■ RECORDED INFORMATION ■
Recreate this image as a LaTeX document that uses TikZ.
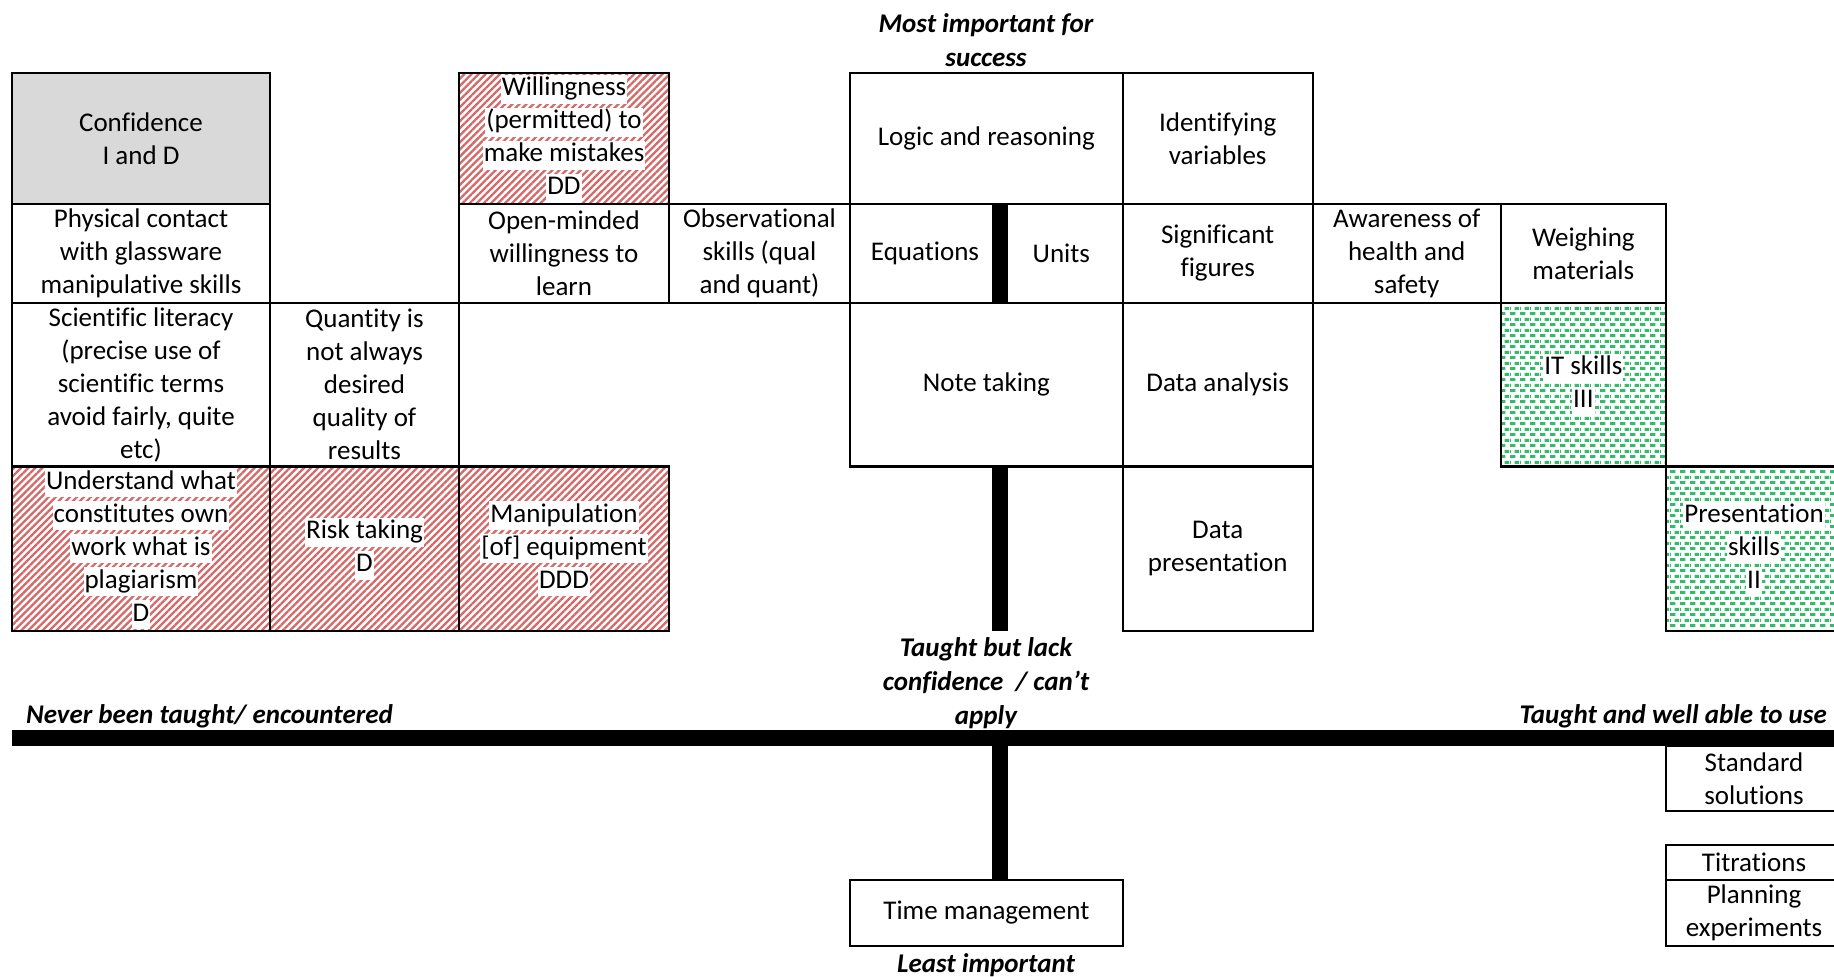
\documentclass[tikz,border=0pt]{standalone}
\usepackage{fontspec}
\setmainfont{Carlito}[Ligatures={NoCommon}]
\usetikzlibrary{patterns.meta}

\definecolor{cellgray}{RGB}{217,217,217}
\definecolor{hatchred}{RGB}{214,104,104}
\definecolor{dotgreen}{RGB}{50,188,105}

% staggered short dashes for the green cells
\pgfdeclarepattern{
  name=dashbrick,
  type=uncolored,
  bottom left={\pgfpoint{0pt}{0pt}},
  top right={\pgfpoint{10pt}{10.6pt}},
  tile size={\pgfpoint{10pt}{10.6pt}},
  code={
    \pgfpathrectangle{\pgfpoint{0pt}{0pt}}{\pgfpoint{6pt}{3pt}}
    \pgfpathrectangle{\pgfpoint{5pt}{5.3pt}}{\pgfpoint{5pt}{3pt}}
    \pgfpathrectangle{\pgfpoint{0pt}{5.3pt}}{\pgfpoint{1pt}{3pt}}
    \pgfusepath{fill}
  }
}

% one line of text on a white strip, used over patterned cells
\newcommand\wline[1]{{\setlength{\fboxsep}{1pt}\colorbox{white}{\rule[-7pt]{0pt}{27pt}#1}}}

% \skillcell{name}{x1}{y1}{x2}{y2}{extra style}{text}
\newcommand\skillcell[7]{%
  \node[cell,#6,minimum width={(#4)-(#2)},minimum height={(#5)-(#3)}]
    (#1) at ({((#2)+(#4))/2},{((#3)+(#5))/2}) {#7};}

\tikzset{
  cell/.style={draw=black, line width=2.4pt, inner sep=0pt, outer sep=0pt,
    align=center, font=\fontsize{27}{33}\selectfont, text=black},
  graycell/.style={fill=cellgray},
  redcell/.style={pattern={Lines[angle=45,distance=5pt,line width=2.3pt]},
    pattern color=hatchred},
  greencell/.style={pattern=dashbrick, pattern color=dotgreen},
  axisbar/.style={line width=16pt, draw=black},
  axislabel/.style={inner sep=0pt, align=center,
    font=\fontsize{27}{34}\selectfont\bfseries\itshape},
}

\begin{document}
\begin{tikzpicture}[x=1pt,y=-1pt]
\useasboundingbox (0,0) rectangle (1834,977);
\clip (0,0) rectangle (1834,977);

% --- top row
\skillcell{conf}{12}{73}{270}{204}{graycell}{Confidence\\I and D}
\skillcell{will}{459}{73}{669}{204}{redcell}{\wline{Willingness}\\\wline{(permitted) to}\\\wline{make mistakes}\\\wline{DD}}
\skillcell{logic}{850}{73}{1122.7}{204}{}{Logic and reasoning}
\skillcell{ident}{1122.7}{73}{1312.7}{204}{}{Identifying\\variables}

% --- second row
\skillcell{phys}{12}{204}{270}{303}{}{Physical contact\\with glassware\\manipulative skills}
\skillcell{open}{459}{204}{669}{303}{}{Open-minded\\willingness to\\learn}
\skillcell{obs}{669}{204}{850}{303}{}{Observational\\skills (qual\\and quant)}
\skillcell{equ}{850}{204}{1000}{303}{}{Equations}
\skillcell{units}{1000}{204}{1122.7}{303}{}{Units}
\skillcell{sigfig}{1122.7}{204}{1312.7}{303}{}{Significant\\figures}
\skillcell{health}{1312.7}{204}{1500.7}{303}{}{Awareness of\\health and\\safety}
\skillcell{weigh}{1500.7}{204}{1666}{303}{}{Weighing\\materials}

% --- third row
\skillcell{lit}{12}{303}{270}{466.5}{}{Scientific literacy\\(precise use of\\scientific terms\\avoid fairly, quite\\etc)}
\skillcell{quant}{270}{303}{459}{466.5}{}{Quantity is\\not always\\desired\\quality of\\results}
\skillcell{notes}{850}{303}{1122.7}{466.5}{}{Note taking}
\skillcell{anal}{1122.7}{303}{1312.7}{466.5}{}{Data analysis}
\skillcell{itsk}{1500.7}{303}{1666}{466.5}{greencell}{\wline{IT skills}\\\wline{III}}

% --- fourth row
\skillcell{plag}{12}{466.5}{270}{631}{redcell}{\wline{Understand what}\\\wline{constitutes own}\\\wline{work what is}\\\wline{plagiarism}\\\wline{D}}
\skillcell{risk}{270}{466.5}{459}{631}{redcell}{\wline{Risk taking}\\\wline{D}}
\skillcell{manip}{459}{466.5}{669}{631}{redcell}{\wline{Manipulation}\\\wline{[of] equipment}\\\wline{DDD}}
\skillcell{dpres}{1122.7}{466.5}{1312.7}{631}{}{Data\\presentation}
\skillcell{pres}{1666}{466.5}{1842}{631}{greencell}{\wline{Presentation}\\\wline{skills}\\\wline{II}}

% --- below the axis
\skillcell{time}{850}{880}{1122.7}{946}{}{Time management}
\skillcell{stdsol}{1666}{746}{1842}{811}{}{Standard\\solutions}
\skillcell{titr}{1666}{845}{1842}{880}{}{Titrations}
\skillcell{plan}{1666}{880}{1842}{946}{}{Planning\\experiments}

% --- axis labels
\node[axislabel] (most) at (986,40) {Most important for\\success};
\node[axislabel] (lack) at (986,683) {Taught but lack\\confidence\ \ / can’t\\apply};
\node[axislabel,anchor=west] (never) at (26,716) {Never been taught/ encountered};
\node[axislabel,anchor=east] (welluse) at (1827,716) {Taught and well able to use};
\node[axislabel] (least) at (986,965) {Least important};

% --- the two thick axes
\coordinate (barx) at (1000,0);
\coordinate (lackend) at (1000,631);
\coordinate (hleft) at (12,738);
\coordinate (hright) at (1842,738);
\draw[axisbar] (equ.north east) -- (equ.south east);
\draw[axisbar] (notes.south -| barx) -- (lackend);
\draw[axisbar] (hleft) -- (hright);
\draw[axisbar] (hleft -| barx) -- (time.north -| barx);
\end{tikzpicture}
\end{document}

■ REQUIREMENT ■
Leave out the pictures and output the rest of the material exactly as written.

■ TASK RESULT ■
Recreate this image as a LaTeX document that uses TikZ.
\documentclass[tikz,border=0pt]{standalone}
\usepackage{fontspec}
\setmainfont{Carlito}[Ligatures={NoCommon}]
\usetikzlibrary{patterns.meta}

\definecolor{cellgray}{RGB}{217,217,217}
\definecolor{hatchred}{RGB}{214,104,104}
\definecolor{dotgreen}{RGB}{50,188,105}

% staggered short dashes for the green cells
\pgfdeclarepattern{
  name=dashbrick,
  type=uncolored,
  bottom left={\pgfpoint{0pt}{0pt}},
  top right={\pgfpoint{10pt}{10.6pt}},
  tile size={\pgfpoint{10pt}{10.6pt}},
  code={
    \pgfpathrectangle{\pgfpoint{0pt}{0pt}}{\pgfpoint{6pt}{3pt}}
    \pgfpathrectangle{\pgfpoint{5pt}{5.3pt}}{\pgfpoint{5pt}{3pt}}
    \pgfpathrectangle{\pgfpoint{0pt}{5.3pt}}{\pgfpoint{1pt}{3pt}}
    \pgfusepath{fill}
  }
}

% one line of text on a white strip, used over patterned cells
\newcommand\wline[1]{{\setlength{\fboxsep}{1pt}\colorbox{white}{\rule[-7pt]{0pt}{27pt}#1}}}

% \skillcell{name}{x1}{y1}{x2}{y2}{extra style}{text}
\newcommand\skillcell[7]{%
  \node[cell,#6,minimum width={(#4)-(#2)},minimum height={(#5)-(#3)}]
    (#1) at ({((#2)+(#4))/2},{((#3)+(#5))/2}) {#7};}

\tikzset{
  cell/.style={draw=black, line width=2.4pt, inner sep=0pt, outer sep=0pt,
    align=center, font=\fontsize{27}{33}\selectfont, text=black},
  graycell/.style={fill=cellgray},
  redcell/.style={pattern={Lines[angle=45,distance=5pt,line width=2.3pt]},
    pattern color=hatchred},
  greencell/.style={pattern=dashbrick, pattern color=dotgreen},
  axisbar/.style={line width=16pt, draw=black},
  axislabel/.style={inner sep=0pt, align=center,
    font=\fontsize{27}{34}\selectfont\bfseries\itshape},
}

\begin{document}
\begin{tikzpicture}[x=1pt,y=-1pt]
\useasboundingbox (0,0) rectangle (1834,977);
\clip (0,0) rectangle (1834,977);

% --- top row
\skillcell{conf}{12}{73}{270}{204}{graycell}{Confidence\\I and D}
\skillcell{will}{459}{73}{669}{204}{redcell}{\wline{Willingness}\\\wline{(permitted) to}\\\wline{make mistakes}\\\wline{DD}}
\skillcell{logic}{850}{73}{1122.7}{204}{}{Logic and reasoning}
\skillcell{ident}{1122.7}{73}{1312.7}{204}{}{Identifying\\variables}

% --- second row
\skillcell{phys}{12}{204}{270}{303}{}{Physical contact\\with glassware\\manipulative skills}
\skillcell{open}{459}{204}{669}{303}{}{Open-minded\\willingness to\\learn}
\skillcell{obs}{669}{204}{850}{303}{}{Observational\\skills (qual\\and quant)}
\skillcell{equ}{850}{204}{1000}{303}{}{Equations}
\skillcell{units}{1000}{204}{1122.7}{303}{}{Units}
\skillcell{sigfig}{1122.7}{204}{1312.7}{303}{}{Significant\\figures}
\skillcell{health}{1312.7}{204}{1500.7}{303}{}{Awareness of\\health and\\safety}
\skillcell{weigh}{1500.7}{204}{1666}{303}{}{Weighing\\materials}

% --- third row
\skillcell{lit}{12}{303}{270}{466.5}{}{Scientific literacy\\(precise use of\\scientific terms\\avoid fairly, quite\\etc)}
\skillcell{quant}{270}{303}{459}{466.5}{}{Quantity is\\not always\\desired\\quality of\\results}
\skillcell{notes}{850}{303}{1122.7}{466.5}{}{Note taking}
\skillcell{anal}{1122.7}{303}{1312.7}{466.5}{}{Data analysis}
\skillcell{itsk}{1500.7}{303}{1666}{466.5}{greencell}{\wline{IT skills}\\\wline{III}}

% --- fourth row
\skillcell{plag}{12}{466.5}{270}{631}{redcell}{\wline{Understand what}\\\wline{constitutes own}\\\wline{work what is}\\\wline{plagiarism}\\\wline{D}}
\skillcell{risk}{270}{466.5}{459}{631}{redcell}{\wline{Risk taking}\\\wline{D}}
\skillcell{manip}{459}{466.5}{669}{631}{redcell}{\wline{Manipulation}\\\wline{[of] equipment}\\\wline{DDD}}
\skillcell{dpres}{1122.7}{466.5}{1312.7}{631}{}{Data\\presentation}
\skillcell{pres}{1666}{466.5}{1842}{631}{greencell}{\wline{Presentation}\\\wline{skills}\\\wline{II}}

% --- below the axis
\skillcell{time}{850}{880}{1122.7}{946}{}{Time management}
\skillcell{stdsol}{1666}{746}{1842}{811}{}{Standard\\solutions}
\skillcell{titr}{1666}{845}{1842}{880}{}{Titrations}
\skillcell{plan}{1666}{880}{1842}{946}{}{Planning\\experiments}

% --- axis labels
\node[axislabel] (most) at (986,40) {Most important for\\success};
\node[axislabel] (lack) at (986,683) {Taught but lack\\confidence\ \ / can’t\\apply};
\node[axislabel,anchor=west] (never) at (26,716) {Never been taught/ encountered};
\node[axislabel,anchor=east] (welluse) at (1827,716) {Taught and well able to use};
\node[axislabel] (least) at (986,965) {Least important};

% --- the two thick axes
\coordinate (barx) at (1000,0);
\coordinate (lackend) at (1000,631);
\coordinate (hleft) at (12,738);
\coordinate (hright) at (1842,738);
\draw[axisbar] (equ.north east) -- (equ.south east);
\draw[axisbar] (notes.south -| barx) -- (lackend);
\draw[axisbar] (hleft) -- (hright);
\draw[axisbar] (hleft -| barx) -- (time.north -| barx);
\end{tikzpicture}
\end{document}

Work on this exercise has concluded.